Qui est responsable de ces errements ? Si les fautes politiques sont régulièrement pointées dans la gestion du dossier énergétique, elles le sont rarement avec autant de force. « Ces constatations sont autant de signes que l’analyse scientifique et technique a déserté les rouages décisionnels de l’État sur ces sujets », juge ainsi l’ancien Haut-commissaire – un poste particulier, conseillant à la fois le Commissariat à l’énergie atomique et l’exécutif sans aucune tutelle hiérarchique, ce qui garantit une parole très indépendante. La preuve dans cette sortie, adressée aux députés de la commission : « Au-delà des anciens ministres que vous pouvez auditionner pour le fun, en étant à peu près sûr de n’avoir que des effets de manche, c’est dans les structures des cabinets et de la haute administration, qui sont censés analyser les dossiers pour instruire la décision politique, qu’il faut chercher les rouages de la machine infernale qui détruit mécaniquement notre souveraineté énergétique et industrielle. »
Carriérisme
« Pourquoi, en six ans de mandat et malgré les demandes réitérées, je n’ai vu se tenir le comité à l’énergie atomique que deux fois, alors qu’il aurait dû être réuni chaque année ? (...) Pourquoi est-il rarissime d’avoir un retour sur un rapport technique ? Pourquoi les avis réitérés de l’Académie des sciences, de l’Académie des technologies, sont-ils reçus dans un silence poli ? », demande encore Yves Bréchet. Selon lui, il faut d’abord chercher dans « l’inculture scientifique et technique de notre classe politique » la cause primaire de ces dysfonctionnements. « Dans la génération qui a reconstruit le pays, les élèves de l’ENA recevait un cours de Louis Armand – polytechnicien et résistant ayant dirigé la SNCF après-guerre, puis Euratom, ndlr. – sur les sciences et les technologies de la France industrielle. Il faut avoir eu ce cours entre les mains pour comprendre ce que ça voulait dire : ça ne faisait pas d’eux des ingénieurs, cela leur donnait la mesure du problème. »

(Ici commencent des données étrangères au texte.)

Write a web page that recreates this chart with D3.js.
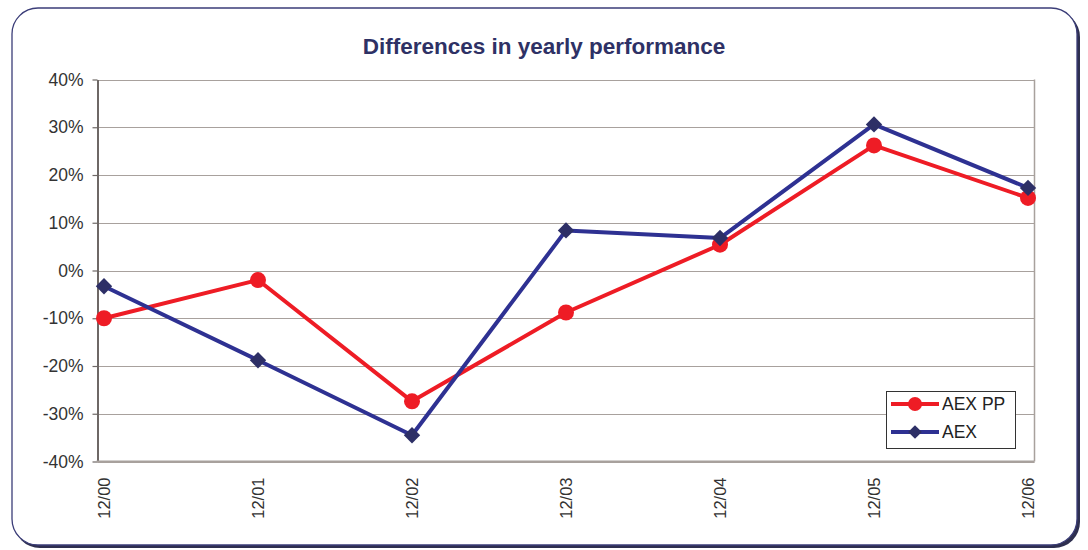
<!DOCTYPE html>
<html><head><meta charset="utf-8">
<script src="https://cdn.jsdelivr.net/npm/d3@7"></script>
<style>
body{margin:0;background:#fff;}
text{font-family:"Liberation Sans",Arial,sans-serif;}
</style></head>
<body>
<svg id="c" width="1088" height="550"></svg>
<script>
const categories = ["12/00","12/01","12/02","12/03","12/04","12/05","12/06"];
const aexPP = [-10.0, -2.0, -27.4, -8.8, 5.4, 26.2, 15.2];
const aex = [-3.3, -18.8, -34.5, 8.4, 6.8, 30.6, 17.3];
const yTicks = [-40,-30,-20,-10,0,10,20,30,40];
const seriesNames = ["AEX PP","AEX"];

const svg = d3.select("#c");
// outer frame with shadow on right/bottom
svg.append("rect").attr("x",14).attr("y",11).attr("width",1066).attr("height",537)
  .attr("rx",26).attr("fill","#2e2f4f");
svg.append("rect").attr("x",12).attr("y",8).attr("width",1065).attr("height",537)
  .attr("rx",26).attr("fill","#fff").attr("stroke","#3b3d78").attr("stroke-width",1.3);

const L=97.5, R=1034.5, T=79.5, B=461.5;
const x = d3.scalePoint().domain(categories).range([104,1028]);
const y = d3.scaleLinear().domain([-40,40]).range([B,T]);

// gridlines
svg.append("g").selectAll("line").data(yTicks).join("line")
  .attr("x1",L).attr("x2",R).attr("y1",d=>Math.round(y(d))+0.5).attr("y2",d=>Math.round(y(d))+0.5)
  .attr("stroke","#a8a19d").attr("stroke-width",1.2);
// right border
svg.append("line").attr("x1",R).attr("x2",R).attr("y1",T).attr("y2",B).attr("stroke","#a8a19d").attr("stroke-width",1.5);

// y axis
const yAxis = d3.axisLeft(y).tickValues(yTicks).tickFormat(d=>d+"%").tickSize(5).tickSizeOuter(0);
const gy = svg.append("g").attr("transform",`translate(${L},0)`).call(yAxis);
gy.select(".domain").attr("stroke","#6e6866").attr("stroke-width",2);
gy.selectAll(".tick line").attr("stroke","#6e6866").attr("stroke-width",1.2);
gy.selectAll(".tick text").attr("font-size",17.5).attr("fill","#333").attr("x",-14).attr("font-family","Liberation Sans, Arial, sans-serif");

// x axis
const xAxis = d3.axisBottom(x).tickSize(0).tickSizeOuter(0);
const gx = svg.append("g").attr("transform",`translate(0,${B})`).call(xAxis);
gx.select(".domain").remove();
gx.selectAll(".tick text").attr("font-size",16.5).attr("fill","#333")
  .attr("font-family","Liberation Sans, Arial, sans-serif")
  .attr("transform","rotate(-90)").attr("text-anchor","end").attr("x",-16).attr("y",0).attr("dy","0.35em").attr("dx",0);
// bottom axis line
svg.append("line").attr("x1",L-1).attr("x2",R).attr("y1",B).attr("y2",B).attr("stroke","#a8a19d").attr("stroke-width",2);

const line = d3.line().x((d,i)=>x(categories[i])).y(d=>y(d));
const red="#ee1c25", blue="#2e3192", dia="#2d2f66";

svg.append("path").datum(aexPP).attr("d",line).attr("fill","none").attr("stroke",red).attr("stroke-width",4).attr("stroke-linejoin","round");
svg.append("path").datum(aex).attr("d",line).attr("fill","none").attr("stroke",blue).attr("stroke-width",4).attr("stroke-linejoin","round");

svg.append("g").selectAll("circle").data(aexPP).join("circle")
  .attr("cx",(d,i)=>x(categories[i])).attr("cy",d=>y(d)).attr("r",8).attr("fill",red);
const diamond = d3.symbol().type(d3.symbolDiamond2).size(170);
svg.append("g").selectAll("path").data(aex).join("path")
  .attr("d",diamond).attr("transform",(d,i)=>`translate(${x(categories[i])},${y(d)})`).attr("fill",dia);

// legend
const lg = svg.append("g");
lg.append("rect").attr("x",886.5).attr("y",391.5).attr("width",129).attr("height",57).attr("fill","#fff").attr("stroke","#333").attr("stroke-width",1);
const rows=[{n:seriesNames[0],c:red,t:"c",yy:404},{n:seriesNames[1],c:blue,t:"d",yy:432}];
rows.forEach(r=>{
  lg.append("line").attr("x1",891).attr("x2",939).attr("y1",r.yy).attr("y2",r.yy).attr("stroke",r.c).attr("stroke-width",4);
  if(r.t==="c") lg.append("circle").attr("cx",915).attr("cy",r.yy).attr("r",7).attr("fill",red);
  else lg.append("path").attr("d",d3.symbol().type(d3.symbolDiamond2).size(120)).attr("transform",`translate(915,${r.yy})`).attr("fill",dia);
  lg.append("text").attr("x",942).attr("y",r.yy).attr("dy","0.36em").attr("font-size",17.5).attr("fill","#222").text(r.n);
});

// title
svg.append("text").attr("x",544).attr("y",46).attr("dy","0.35em").attr("text-anchor","middle")
  .attr("font-size",22.5).attr("font-weight","bold").attr("fill","#2e3165").text("Differences in yearly performance");
</script>
</body></html>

L’aréopage de conseillers gouvernementaux ne sort pas indemne, lui non plus, de cette audition. « Quel que soit le prestige de leurs diplômes, ils se retrouvent à conseiller sur des sujets qu’ils ne maîtrisent généralement pas un ministre qui ne se pose même pas la question, mitraille le scientifique devant des députés moitié amusés, moitié interloqués. Leur première préoccupation sera trop souvent de ne dire à leurs ministres que ce qu’il a envie d’entendre pour ne pas nuire à leurs carrières à venir. » Déplorant que « l’analyse scientifique des dossiers soit systématiquement ignorée, broyée par effet de cour qui était au service des gouvernants plus qu’à celui du pays », Yves Bréchet martèle le message : « Au fond, c’est l’instruction scientifique et technique des dossiers politiques qui doit être repensée de fond en comble. Que les corps techniques de l’État forment correctement leurs jeunes, au lieu de se contenter d’être le chien de garde de chasses gardées. Que les conseillers soient en état de conseiller, c’est-à-dire réapprennent à analyser le fond des dossiers et à challenger les experts. » Il n’est pas certain que la destruction des grands corps publics (préfets, diplomates ou inspecteurs) initiée par Emmanuel Macron au profit d’une logique se rapprochant du fonctionnement du privé aille exactement en ce sens.